Others have questioned the timing, with the deal being swiftly concluded just weeks before Joe Biden’s inauguration as the president
of the United States, who has vowed to build a coalition of allies to tackle China’s perceived threat.
But the text reviewed by the Post does not outline any further access to the European market for Chinese telecoms firms. It does allow both parties to maintain their own inbound investment screening mechanisms.
Other ex-negotiators who have spent significant time around the table with Beijing officials agreed that the clause looked like standard negotiating practice from China.
Charles Parton, a former British and EU official in Beijing, helped negotiate the Sino-British deal on the development of military-held land before the handover of Hong Kong, among other accords. He described the footnote as a “very common Chinese tactic in negotiations”.

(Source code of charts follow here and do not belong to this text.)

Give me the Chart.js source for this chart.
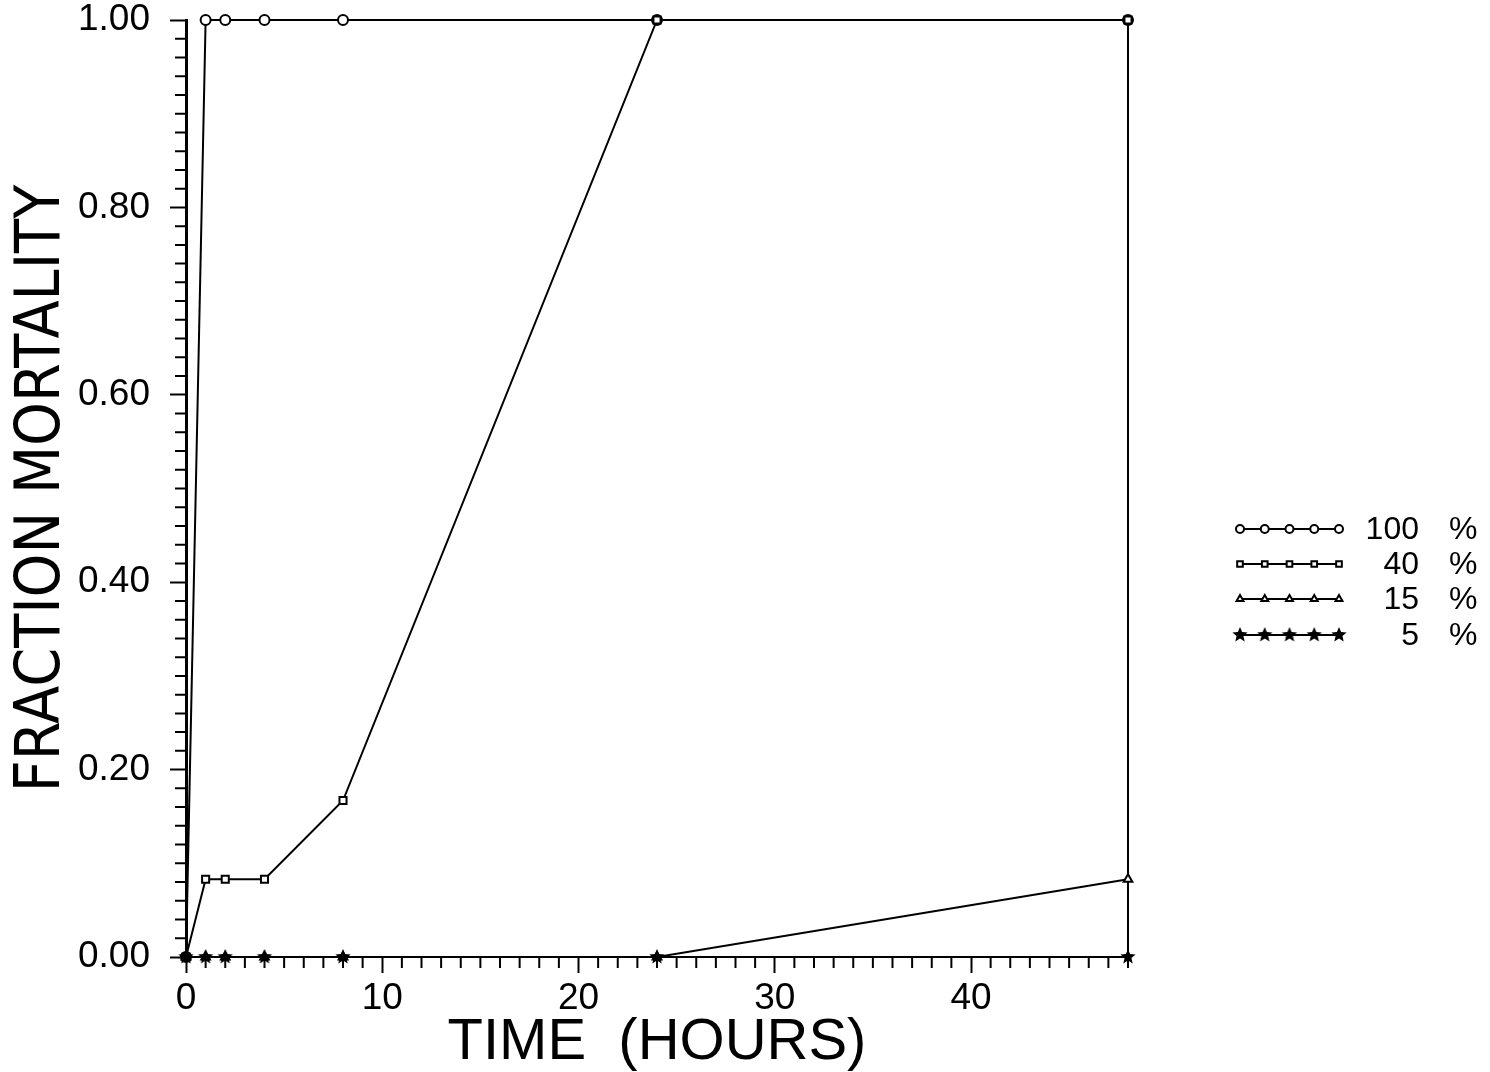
<!DOCTYPE html>
<html>
<head>
<meta charset="utf-8">
<script src="https://cdn.jsdelivr.net/npm/chart.js@4.4.1/dist/chart.umd.min.js"></script>
<style>
  html, body { margin: 0; padding: 0; background: #fff; }
  #wrap { width: 1490px; height: 1072px; }
</style>
</head>
<body>
<div id="wrap"><canvas id="mortChart" width="1490" height="1072"></canvas></div>
<script>
'use strict';

// data
const hours = [0, 1, 2, 4, 8, 24, 48];
const mort100 = [0, 1, 1, 1, 1, 1, 1];
const mort40 = [0, 0.083, 0.083, 0.083, 0.167, 1, 1];
const mort15 = [0, 0, 0, 0, 0, 0, 0.083];
const mort5 = [0, 0, 0, 0, 0, 0, 0];

const seriesLabels = ['100 %', '40 %', '15 %', '5 %'];
const xTickValues = [0, 10, 20, 30, 40];
const yTickValues = [0, 0.2, 0.4, 0.6, 0.8, 1.0];

// filled star marker, the built-in 'star' is just an asterisk
function makeStar(r) {
    const c = document.createElement('canvas');
    c.width = c.height = r * 2 + 2;
    const g = c.getContext('2d');
    g.translate(r + 1, r + 1);
    g.beginPath();
    for (let i = 0; i < 10; i++) {
        const rad = i % 2 === 0 ? r : r * 0.45;
        const a = -Math.PI / 2 + i * Math.PI / 5;
        g.lineTo(rad * Math.cos(a), rad * Math.sin(a));
    }
    g.closePath();
    g.fillStyle = '#000';
    g.fill();
    return c;
}
const starImg = makeStar(8);

const markers = ['circle', 'rect', 'triangle', starImg];
const seriesData = [mort100, mort40, mort15, mort5];

const datasets = seriesData.map((vals, i) => ({
    label: seriesLabels[i],
    data: hours.map((h, j) => ({ x: h, y: vals[j] })),
    borderColor: '#000',
    borderWidth: 2,
    pointStyle: markers[i],
    pointRadius: 5,
    pointBorderWidth: 2,
    pointBorderColor: '#000',
    pointBackgroundColor: '#fff',
    fill: false,
    tension: 0,
    clip: false,
    order: 4 - i
}));

// minor ticks + legend drawn on the canvas
const extras = {
    id: 'extras',
    afterDraw(chart) {
        const ctx = chart.ctx;
        const xs = chart.scales.x, ys = chart.scales.y;
        ctx.save();
        ctx.strokeStyle = '#000';
        ctx.lineWidth = 2;
        ctx.beginPath();
        for (let h = 1; h <= 48; h++) {
            if (h % 10 === 0) continue;
            const px = xs.getPixelForValue(h);
            ctx.moveTo(px, xs.top);
            ctx.lineTo(px, xs.top + 11);
        }
        for (let k = 1; k < 50; k++) {
            if (k % 10 === 0) continue;
            const py = ys.getPixelForValue(k * 0.02);
            ctx.moveTo(ys.right - 11, py);
            ctx.lineTo(ys.right, py);
        }
        ctx.stroke();

        // legend
        const rowY = [529, 564, 599, 635];
        const x0 = 1240, x1 = 1339;
        chart.data.datasets.forEach((ds, i) => {
            const y = rowY[i];
            ctx.beginPath();
            ctx.lineWidth = 2;
            ctx.strokeStyle = '#000';
            ctx.moveTo(x0, y);
            ctx.lineTo(x1, y);
            ctx.stroke();
            for (let m = 0; m < 5; m++) {
                const mx = x0 + (x1 - x0) * m / 4;
                ctx.fillStyle = '#fff';
                ctx.strokeStyle = '#000';
                Chart.helpers.drawPoint(ctx, {
                    pointStyle: ds.pointStyle,
                    radius: 4,
                    borderWidth: 2
                }, mx, y);
            }
            const parts = ds.label.split(' ');
            ctx.fillStyle = '#000';
            ctx.font = '32px "Liberation Sans", Arial, sans-serif';
            ctx.textBaseline = 'middle';
            ctx.textAlign = 'right';
            ctx.fillText(parts[0], 1419, y + 1);
            ctx.textAlign = 'left';
            ctx.fillText(parts[1], 1449, y + 1);
        });
        ctx.restore();
    }
};

const ctx = document.getElementById('mortChart');
const mortChart = new Chart(ctx, {
    type: 'line',
    data: { datasets: datasets },
    options: {
        responsive: false,
        animation: false,
        devicePixelRatio: 1,
        layout: { padding: { top: 20, left: 0, right: 0, bottom: 0 } },
        plugins: {
            legend: { display: false },
            tooltip: { enabled: false }
        },
        scales: {
            x: {
                type: 'linear',
                min: 0,
                max: 48,
                afterBuildTicks: s => { s.ticks = xTickValues.map(v => ({ value: v })); },
                afterFit: s => { s.height = 115; s.paddingLeft = 0; s.paddingRight = 0; },
                grid: { drawOnChartArea: false, tickLength: 16, tickWidth: 2, tickColor: '#000' },
                border: { display: true, color: '#000', width: 2 },
                ticks: {
                    color: '#000',
                    padding: 4,
                    font: { family: '"Liberation Sans", Arial, sans-serif', size: 37 }
                },
                title: {
                    display: true,
                    text: 'TIME  (HOURS)',
                    color: '#000',
                    padding: 0,
                    font: { family: '"Liberation Sans", Arial, sans-serif', size: 58, lineHeight: 1.0 }
                }
            },
            y: {
                type: 'linear',
                min: 0,
                max: 1,
                afterBuildTicks: s => { s.ticks = yTickValues.map(v => ({ value: v })); },
                afterFit: s => { s.width = 186; s.paddingTop = 0; s.paddingBottom = 0; },
                grid: { drawOnChartArea: false, tickLength: 16, tickWidth: 2, tickColor: '#000' },
                border: { display: true, color: '#000', width: 3 },
                ticks: {
                    color: '#000',
                    padding: 20,
                    callback: v => v.toFixed(2),
                    font: { family: '"Liberation Sans", Arial, sans-serif', size: 37 }
                },
                title: {
                    display: true,
                    text: 'FRACTION MORTALITY',
                    color: '#000',
                    padding: 6,
                    font: { family: '"Liberation Sans Narrow", "DejaVu Sans Condensed", sans-serif', size: 62, lineHeight: 1.2 }
                }
            },
            y2: {
                type: 'linear',
                position: 'right',
                min: 0,
                max: 1,
                afterFit: s => { s.width = 362; s.paddingTop = 0; s.paddingBottom = 0; },
                grid: { display: true, drawOnChartArea: false, drawTicks: false },
                border: { display: true, color: '#000', width: 2 },
                ticks: { display: false }
            }
        }
    },
    plugins: [extras]
});
</script>
</body>
</html>
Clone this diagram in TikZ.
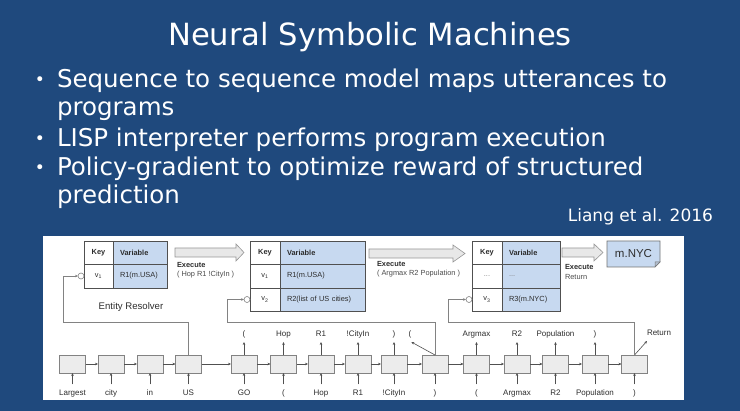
\documentclass[tikz,border=0pt]{standalone}
\usepackage{fontspec}
\setmainfont{DejaVu Sans}
\newfontfamily\arialf{Liberation Sans}
\usetikzlibrary{arrows.meta}
\definecolor{bg}{RGB}{31,73,125}
\definecolor{cellblue}{RGB}{199,217,240}
\definecolor{gridc}{RGB}{80,80,80}
\definecolor{nodefill}{RGB}{236,236,236}
\definecolor{nodeedge}{RGB}{130,130,130}
\definecolor{txt}{RGB}{45,45,45}
\definecolor{arrfill}{RGB}{232,232,232}
\definecolor{arredge}{RGB}{150,150,150}
\begin{document}
\begin{tikzpicture}[x=1pt,y=-1pt,
  every node/.style={inner sep=0pt, outer sep=0pt},
  tfont/.style={font=\arialf\fontsize{7.4}{8}\selectfont, text=txt},
  hfont/.style={font=\arialf\bfseries\fontsize{7.4}{8}\selectfont},
  kcell/.style={draw=gridc, fill=white, line width=0.6pt, tfont, minimum width=#1, minimum height=23pt},
  vcell/.style={draw=gridc, fill=cellblue, line width=0.6pt, tfont, align=left, inner xsep=7pt, text width=#1-14pt, minimum height=23pt},
  portc/.style={circle, draw=nodeedge, fill=white, line width=0.6pt, minimum size=6pt},
  seqbox/.style={draw=nodeedge, fill=nodefill, line width=0.6pt, minimum width=26pt, minimum height=18pt},
  lblin/.style={font=\arialf\fontsize{8}{9}\selectfont, text=txt, text height=6pt, text depth=2pt, inner ysep=5.5pt, anchor=base},
  lblout/.style={font=\arialf\fontsize{8}{9}\selectfont, text=txt, text height=6pt, text depth=2pt, inner ysep=3pt, anchor=base},
  arr/.style={-{Stealth[length=3pt,width=2.6pt]}, draw=gridc, line width=0.6pt},
  loopln/.style={-{Stealth[length=3pt,width=2.6pt]}, draw=nodeedge, line width=0.7pt},
  blockarrow/.style={fill=arrfill, draw=arredge, line width=0.6pt},
  exfont/.style={font=\arialf\bfseries\fontsize{7.4}{8}\selectfont, text=txt, anchor=west},
  exsub/.style={font=\arialf\fontsize{7.4}{8}\selectfont, text=txt!85, anchor=west},
  bullettxt/.style={font=\fontsize{24.5}{28}\selectfont, text=white, anchor=base west},
  bulletdot/.style={font=\fontsize{17}{20}\selectfont, text=white, anchor=base}
]
\useasboundingbox (0,0) rectangle (740,411);
\fill[bg] (0,0) rectangle (740,411);

% title and bullets
\node[font=\fontsize{30.6}{36}\selectfont, text=white, anchor=base] (title) at (370,46) {Neural Symbolic Machines};
\node[bulletdot] (b1) at (40,86) {•};
\node[bullettxt] (t1) at (57,88) {Sequence to sequence model maps utterances to};
\node[bullettxt] (t1b) at (57,116) {programs};
\node[bulletdot] (b2) at (40,145) {•};
\node[bullettxt] (t2) at (57,147) {LISP interpreter performs program execution};
\node[bulletdot] (b3) at (40,174) {•};
\node[bullettxt] (t3) at (57,176) {Policy-gradient to optimize reward of structured};
\node[bullettxt] (t3b) at (57,204) {prediction};
\node[font=\fontsize{17}{20}\selectfont, text=white, anchor=base east] (cite) at (713,222) {Liang et al. 2016};

% white panel
\fill[white] (43,236) rectangle (684,400);

% block arrows
\draw[blockarrow] (175,248) -- (236,248) -- (236,244) -- (244,252.5) -- (236,261) -- (236,257) -- (175,257) -- cycle;
\draw[blockarrow] (369,249) -- (453,249) -- (453,245) -- (465,253.5) -- (453,262) -- (453,258) -- (369,258) -- cycle;
\draw[blockarrow] (562,248) -- (594,248) -- (594,244) -- (603,252.5) -- (594,261) -- (594,257) -- (562,257) -- cycle;

\node[exfont] (e1a) at (177,265) {Execute};
\node[exsub] (e1b) at (177,275) {( Hop R1 !CityIn )};
\node[exfont] (e2a) at (377,264) {Execute};
\node[exsub] (e2b) at (377,274) {( Argmax R2 Population )};
\node[exfont] (e3a) at (565,267) {Execute};
\node[exsub] (e3b) at (565,277) {Return};

% result box
\node[font=\arialf\fontsize{11.5}{13}\selectfont, text=txt, minimum width=53pt, minimum height=26pt] (res) at (633.5,254) {m.NYC};
\draw[fill=cellblue, draw=gridc!80, line width=0.6pt] (res.north west) -- (res.north east) -- ([yshift=5pt]res.south east) -- ([xshift=-5pt]res.south east) -- (res.south west) -- cycle;
\draw[fill=cellblue!70!gray, draw=gridc!80, line width=0.5pt] ([yshift=5pt]res.south east) -- ([xshift=-5pt,yshift=5pt]res.south east) -- ([xshift=-5pt]res.south east) -- cycle;
\node[font=\arialf\fontsize{11.5}{13}\selectfont, text=txt] at (res) {m.NYC};

% table 1
\node[kcell=29pt, hfont] (t1k0) at (98.5,252.5) {Key};
\node[vcell=54pt, hfont] (t1v0) at (140,252.5) {Variable};
\node[kcell=29pt, minimum height=24pt] (t1k1) at (98.5,276) {v\textsubscript{1}};
\node[vcell=54pt, minimum height=24pt] (t1v1) at (140,276) {R1(m.USA)};
% table 2
\node[kcell=30pt, hfont] (t2k0) at (265,252.5) {Key};
\node[vcell=85pt, hfont] (t2v0) at (322.5,252.5) {Variable};
\node[kcell=30pt, minimum height=24pt] (t2k1) at (265,276) {v\textsubscript{1}};
\node[vcell=85pt, minimum height=24pt] (t2v1) at (322.5,276) {R1(m.USA)};
\node[kcell=30pt] (t2k2) at (265,299.5) {v\textsubscript{2}};
\node[vcell=85pt] (t2v2) at (322.5,299.5) {R2(list of US cities)};
% table 3
\node[kcell=30pt, hfont] (t3k0) at (487,252.5) {Key};
\node[vcell=58pt, hfont] (t3v0) at (531,252.5) {Variable};
\node[kcell=30pt, minimum height=24pt, text=gray] (t3k1) at (487,276) {...};
\node[vcell=58pt, minimum height=24pt, text=gray] (t3v1) at (531,276) {...};
\node[kcell=30pt] (t3k2) at (487,299.5) {v\textsubscript{3}};
\node[vcell=58pt] (t3v2) at (531,299.5) {R3(m.NYC)};

\node[portc] (c1) at (81,276) {};
\node[portc] (c2) at (247,299.5) {};
\node[portc] (c3) at (469,299.5) {};

\node[font=\arialf\fontsize{9.6}{11}\selectfont, text=txt] (er) at (131,307) {Entity Resolver};

% sequence boxes
\foreach \i/\x in {1/72.5,2/111,3/150,4/188.5,5/244,6/283.5,7/321,8/358,9/394,10/435,11/476.5,12/517,13/555.5,14/595,15/634.5}
  \node[seqbox] (n\i) at (\x,364) {};
\foreach \a/\b in {1/2,2/3,3/4,4/5,5/6,6/7,7/8,8/9,9/10,10/11,11/12,12/13,13/14,14/15}
  \draw[arr] (n\a) -- (n\b);

% inputs
\foreach \i/\t in {1/Largest,2/city,3/in,4/US,5/GO,6/(,7/Hop,8/R1,9/!CityIn,10/),11/(,12/Argmax,13/R2,14/Population,15/)}{
  \node[lblin] (in\i) at ([yshift=-32pt]n\i.south |- 0,364) {\t};
  \draw[arr] (in\i) -- (n\i);
}
% outputs
\foreach \i/\t in {5/(,6/Hop,7/R1,8/!CityIn,9/),11/Argmax,12/R2,13/Population,14/)}{
  \node[lblout] (out\i) at ([yshift=27pt]n\i.north |- 0,364) {\t};
  \draw[arr] (n\i) -- (out\i);
}
\node[lblout] (out10) at (410,337) {(};
\draw[arr] (n10.north) -- (out10.south east);
\node[lblout, anchor=base west] (out15) at (647,336) {Return};
\draw[arr] (n15.north) -- (out15.south west);

% feedback loops
\coordinate (k1) at (63,322);
\coordinate (k2) at (227,322);
\coordinate (k3) at (448,322);
\draw[loopln] (n4.north) |- (k1) |- (c1.west);
\draw[loopln] (n10.north) |- (k2) |- (c2.west);
\draw[loopln] (n15.north) |- (k3) |- (c3.west);
\end{tikzpicture}
\end{document}
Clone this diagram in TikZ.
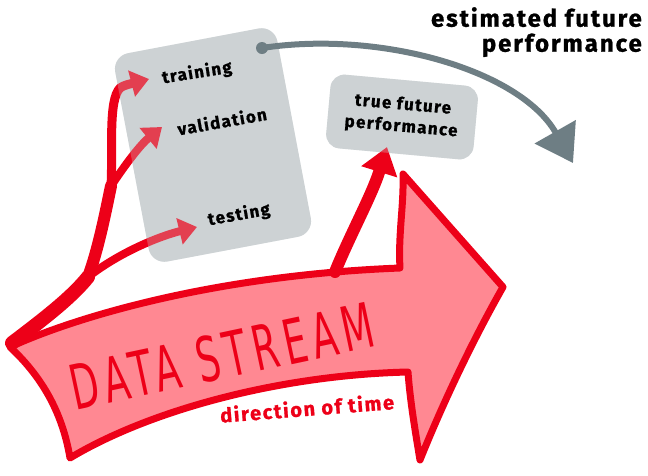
\documentclass[tikz,border=0pt]{standalone}
\usepackage{fontspec}
\setmainfont{Fira Sans}
\newfontfamily\lblfont[LetterSpace=8, FakeBold=1]{Fira Sans Bold}
\newfontfamily\handfont[LetterSpace=14]{DejaVu Sans Condensed}
\usepackage{tikz}
\usetikzlibrary{arrows.meta}
\definecolor{streamred}{RGB}{237,0,24}
\definecolor{streampink}{RGB}{255,136,146}
\definecolor{boxgray}{RGB}{205,210,212}
\definecolor{estgray}{RGB}{110,126,132}
\tikzset{
	phasebox/.style={fill=boxgray, rounded corners=16pt, minimum width=165pt,
	                 minimum height=212pt, rotate=10.7},
	futurebox/.style={fill=boxgray, rounded corners=14pt, minimum width=148pt,
	                  minimum height=74pt, rotate=-5.2},
	veil/.style={fill opacity=0.3}
}

\begin{document}
\begin{tikzpicture}[x=1pt,y=-1pt]
	\useasboundingbox (0,0) rectangle (648,475);

	% the data stream
	\filldraw[streamred, fill=streampink, line width=7pt, line join=round]
	    (10,347) .. controls (80,315) and (220,275) .. (400,268)
	    .. controls (398,235) and (404,205) .. (403,174)
	    -- (503,287)
	    .. controls (470,345) and (440,410) .. (420,460)
	    .. controls (415,430) and (410,400) .. (408,372)
	    .. controls (280,375) and (150,410) .. (70,458)
	    .. controls (62,410) and (40,375) .. (10,347) -- cycle;

	\node[phasebox] (phases) at (213,145) {};
	\node[futurebox] (future) at (402,117) {};

	\coordinate (root) at (12,343);
	\coordinate (forkT) at (88,277);
	\coordinate (forkV) at (111,186);
	\coordinate (trainTip) at (149,79);
	\coordinate (validTip) at (162,127);
	\coordinate (testTip) at (197,227);
	\coordinate (streamTop) at (335,272);
	\coordinate (trueTip) at (387,147);
	\coordinate (estStart) at (262,48);
	\coordinate (estTip) at (573,163);

	\begin{scope}[streamred, line cap=round,
	              >={Triangle[length=18pt,width=26pt]}]
	    \draw [line width=14pt] (root) .. controls (45,318) and (72,297) .. (forkT);
	    \draw [line width=12pt] (forkT) .. controls (98,250) and (105,215) .. (forkV);
	    \draw [line width=9pt, ->] (forkV) .. controls (113,150) and (108,100) .. (120,88)
	        .. controls (124,85) and (130,84) .. (trainTip);
	    \draw [line width=8pt, ->] (forkV) .. controls (125,165) and (140,145) .. (validTip);
	    \draw [line width=8pt, ->] (forkT) .. controls (120,252) and (160,236) .. (testTip);
	    \draw [line width=12pt, -{Triangle[length=26pt,width=36pt]}]
	        (streamTop) .. controls (350,235) and (372,195) .. (trueTip);
	\end{scope}

	% arrows show through the boxes
	\node[phasebox, veil] at (phases) {};
	\node[futurebox, veil] at (future) {};

	% estimate from the test data
	\fill[estgray] (estStart) circle (6pt);
	\draw[estgray, line width=6pt, -{Triangle[length=36pt,width=46pt]}]
	    (estStart) .. controls (380,30) and (520,70) .. (estTip);

	\begin{scope}[every node/.style={font=\lblfont\fontsize{17}{22}\selectfont}]
	    \node[rotate=9] (train) at (197,73) {training};
	    \node[rotate=10] (valid) at (222,121) {validation};
	    \node[rotate=10] (test) at (239,215) {testing};
	    \node[rotate=-5, align=center] (trueperf) at (402,116) {true future\\performance};
	\end{scope}
	\node[font=\lblfont\fontsize{24}{25}\selectfont, align=right, anchor=north east,
	      inner sep=0pt] (estperf) at (642,7) {estimated future\\performance};
	\node[font=\lblfont\fontsize{20}{22}\selectfont, text=streamred, rotate=4.5]
	    (dir) at (307,408) {direction of time};
	\node[font=\handfont\fontsize{62}{62}\selectfont, text=streamred, rotate=12]
	    (stream) at (222,356) {\scalebox{0.66}[1]{DATA STREAM}};
\end{tikzpicture}
\end{document}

“At the eleventh hour and 59 minutes, they would stick in something which is often quite difficult for people, to see if the pressure will get it through. If you put it in right at the end, when people are just coming up to Christmas, maybe it will work well in those cases. But you would hope that the EU negotiators expected that sort of thing to happen,” said Parton, who recalls one such communique being delayed by two days after Chinese negotiators “deliberately” inserted a comma, thereby changing the meaning of a sentence.
Others said that on a deal that is ostensibly about market access for both parties, it would have been unusual for Chinese officials not to make such a punt.
David Henig, a former trade negotiator for the British government, said that such a request was an “entirely reasonable ask in an agreement focused on investment access to another country”.
“This definitely doesn’t surprise me at all, until everything is agreed parties are quite frequently trying to bring back clauses that were previously discarded, to get the maximum possible result,” said Henig, now UK director at the European Centre For International Political Economy.